Wall Street Journal publica un editorial y un balance de la crisis de la Unión Europea (UE) que resume con bastante precisión su estado de incertidumbre política, económica y social.
Un resumen de las opiniones del WSJ, 24 / 25 marzo 2007:
Nick Timiraosi, At 50, Uncertainty Over EU’s Path
Europe’s leaders gather in Berlin this weekend to celebrate the 50th anniversary of their historic union amid uncertainty about its future and divisions on key economic and political issues. [ .. ] Those tensions have stemmed in part from the union’s remarkable expansion from a six-member trade group to the 27-member political organization that has become the world’s largest economic entity. [ .. ] Growing disillusionment over the union’s future reached a crescendo in 2005, when Dutch and French voters rejected the EU’s proposed constitution. The effort has been in limbo since. [ .. ] The defeat underscored the rising tensions between wider enlargement and deeper integration and between boosting free trade and protecting domestic farmers. Some want the union to foster greater political unification, while others push for more economic innovation. And the EU remains torn over how far it should support American foreign policy as well as how to handle a more assertive Russia.

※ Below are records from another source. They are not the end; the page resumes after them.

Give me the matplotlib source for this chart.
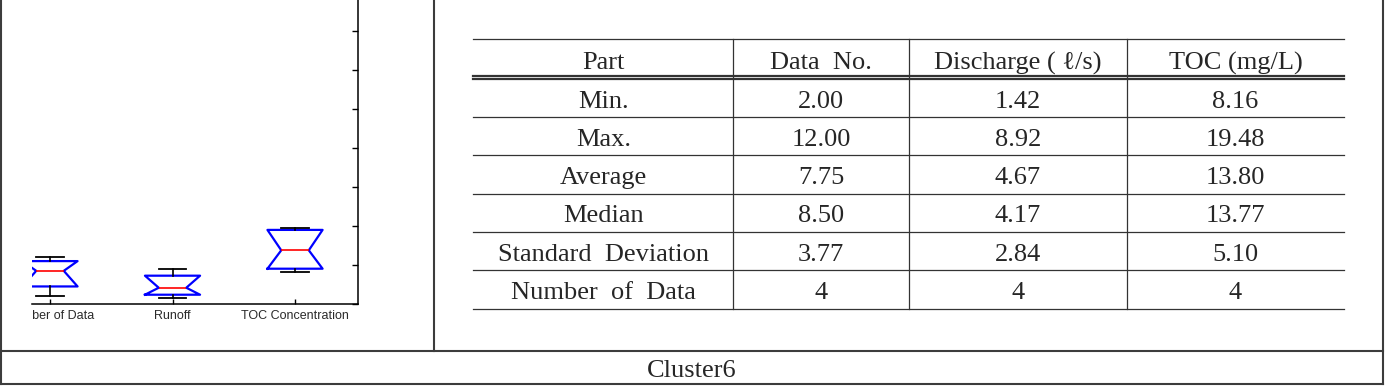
import numpy as np
import matplotlib
matplotlib.use('Agg')
from matplotlib import pyplot as plt
from matplotlib.transforms import Bbox, TransformedBbox

W, H = 1388, 386

# box plot values
box_labels = ['Number of Data', 'Runoff', 'TOC Concentration']
box_min = [2.00, 1.42, 8.16]
box_q1 = [4.50, 2.38, 9.05]
box_med = [8.50, 4.17, 13.77]
box_q3 = [11.00, 7.26, 19.00]
box_max = [12.00, 8.92, 19.48]

# summary table
col_heads = ['Part', 'Data  No.', 'Discharge ( \u2113/s)', 'TOC (mg/L)']
row_heads = ['Min.', 'Max.', 'Average', 'Median', 'Standard  Deviation', 'Number  of  Data']
data_no = [2.00, 12.00, 7.75, 8.50, 3.77, 4]
discharge = [1.42, 8.92, 4.67, 4.17, 2.84, 4]
toc = [8.16, 19.48, 13.80, 13.77, 5.10, 4]
caption = 'Cluster6'

serif = ['Liberation Serif', 'DejaVu Serif']
ink = '#262626'

fig = plt.figure(figsize=(W / 100, H / 100), dpi=100)

# ---- left: notched box plot (cropped on the left like the original) ----
ax = fig.add_axes([32 / W, (H - 304) / H, 325.5 / W, 312 / H])
stats = []
for i in range(len(box_labels)):
    stats.append(dict(med=box_med[i], q1=box_q1[i], q3=box_q3[i],
                      whislo=box_min[i], whishi=box_max[i],
                      cilo=box_q1[i], cihi=box_q3[i], fliers=[]))
ax.bxp(stats, positions=[1, 2, 3], widths=0.45, shownotches=True, showfliers=False,
       boxprops=dict(color='#0000ff', lw=1.6),
       medianprops=dict(color='#ff0000', lw=1.2),
       whiskerprops=dict(color='black', lw=1.2),
       capprops=dict(color='black', lw=1.3))
ax.set_xlim(0.853, 3.51)
ax.set_ylim(0, 80)
ax.set_yticks(np.arange(0, 81, 10))
ax.set_xticks([1, 2, 3], box_labels)
ax.tick_params(axis='y', direction='in', left=False, right=True, labelleft=False, length=4, width=1)
ax.tick_params(axis='x', direction='in', length=3.5, width=1, pad=4, labelsize=9, labelcolor='#2a2a2a')
ax.spines['left'].set_visible(False)
ax.spines['top'].set_visible(False)
for s in ['right', 'bottom']:
    ax.spines[s].set_linewidth(1.1)
clip = TransformedBbox(Bbox.from_extents(31.5 / W, 0, 1, 1), fig.transFigure)
for lbl in ax.get_xticklabels():
    lbl.set_family(['Liberation Sans', 'DejaVu Sans'])
    lbl.set_clip_on(True)
    lbl.set_clip_box(clip)

# ---- overlay in pixel coordinates: frame, table, caption ----
ov = fig.add_axes([0, 0, 1, 1], zorder=5)
ov.set_xlim(0, W)
ov.set_ylim(H, 0)
ov.axis('off')
ov.patch.set_alpha(0)

frame = dict(color='#3c3c3c', lw=1.5)
ov.plot([1, 1], [0, 384.3], **frame)
ov.plot([1383, 1383], [0, 384.3], **frame)
ov.plot([434.5, 434.5], [0, 350.7], **frame)
ov.plot([1, 1383], [350.7, 350.7], **frame)
ov.plot([1, 1383], [384.3, 384.3], **frame)

col_edges = [473.3, 733.3, 908.7, 1126.7, 1344.3]
table_top = 39.3
head_lines = [76.3, 79.4]
body_lines = np.linspace(116.7, 308.7, 6)
line = dict(color='#333333', lw=0.9)

ov.plot([col_edges[0], col_edges[-1]], [table_top, table_top], **line)
for y in head_lines:
    ov.plot([col_edges[0], col_edges[-1]], [y, y], color='#333333', lw=1.6)
for y in body_lines:
    ov.plot([col_edges[0], col_edges[-1]], [y, y], **line)
for x in col_edges[1:-1]:
    ov.plot([x, x], [table_top, body_lines[-1]], **line)

centers = [(col_edges[i] + col_edges[i + 1]) / 2 for i in range(4)]
for j, txt in enumerate(col_heads):
    ov.text(centers[j], 69.3, txt, ha='center', va='baseline', fontsize=19,
            family=serif, color=ink)

tops = [head_lines[1]] + list(body_lines[:-1])
for i, name in enumerate(row_heads):
    yb = (tops[i] + body_lines[i]) / 2 + 9.8
    vals = [data_no[i], discharge[i], toc[i]]
    cells = [name] + [f'{v:.2f}' if i < 5 else f'{v:d}' for v in vals]
    for j, txt in enumerate(cells):
        ov.text(centers[j], yb, txt, ha='center', va='baseline', fontsize=19,
                family=serif, color=ink)

ov.text(692, 377.3, caption, ha='center', va='baseline', fontsize=19,
        family=serif, color=ink)

fig.savefig('out.png', dpi=100)
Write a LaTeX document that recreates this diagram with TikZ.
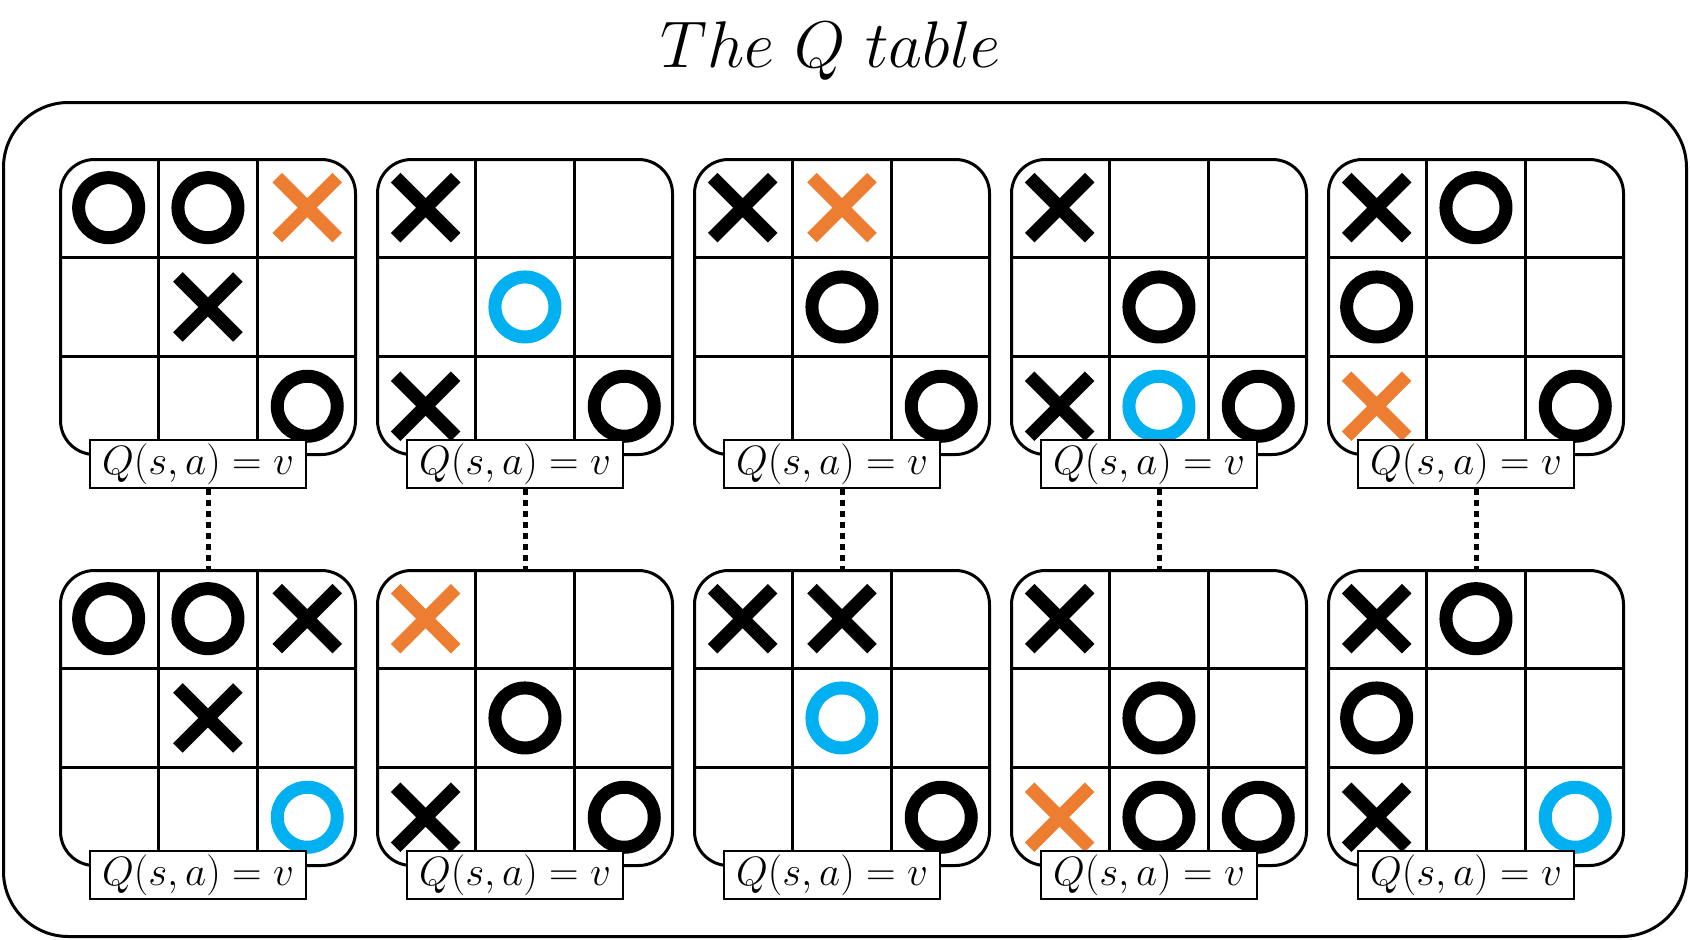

Timothy Garton Ash, historiador, Oxford University
The European Union is the most successful example of peaceful regime change in our time…In every corner of the continent most people are better off and more free than they were half a century ago,
Jean-Claude Juncker, primer ministro de Luxemburgo
The European Union is going through a crisis.
Editorial, Europe, Old and New
Preparations for the European Union’s big 50th birthday party this weekend in Berlin quickly degenerated into a petty brawl over the wording of the declaration for the occasion. Some countries wanted to push the bloc’s stillborn constitution, others the euro, still others Christianity.
[ .. ]
Though it won’t be widely noted in Berlin this weekend, the Union would not exist without the U.S., which gave its strong backing from day one. The Marshall Plan assisted the Continent’s postwar economic recovery, and an American military umbrella has since kept it safe. Whatever the trade or foreign policy disagreements, Washington hasn’t wavered in its support for a stable, rich Europe.
[ .. ]
This success has sometimes gone to European heads. Some in Brussels truly believe they have created a soft-power utopia that can talk its way out of any trouble, such as a nuclear Iran or Islamic terrorism. In reality, its peace has always depended on the will to spend blood and treasure, often American. Others, especially the French, imagine Europe as a check on the U.S. «hyperpower.» Both delusions have helped keep the EU a small fry in foreign affairs. To become a more mature player, Europeans will have to pull their weight in the likes of NATO.
[ .. ]
The bloc’s economic record is mixed. This is still a Europe of wasteful farm subsidies, low growth and high unemployment, with rising protectionism and a regulatory zeal unmatched anywhere in the free world. Yet the bad ideas tend to come from bad leaders.
[ .. ]
On the edges of the Continent, a half-circle running from Spain to Ireland to Finland and down to Eastern Europe is a zone of strong economic growth. In the middle, the big powers of France, Italy and Germany cry out for deeper overhauls. As long as those economies are weak, voters will be anxious about global competition and, in turn, skeptical about opening Europe further. This explains the current unease about further EU enlargement, particularly to Turkey, and the backlash against freeing trade in services and cross-border takeovers.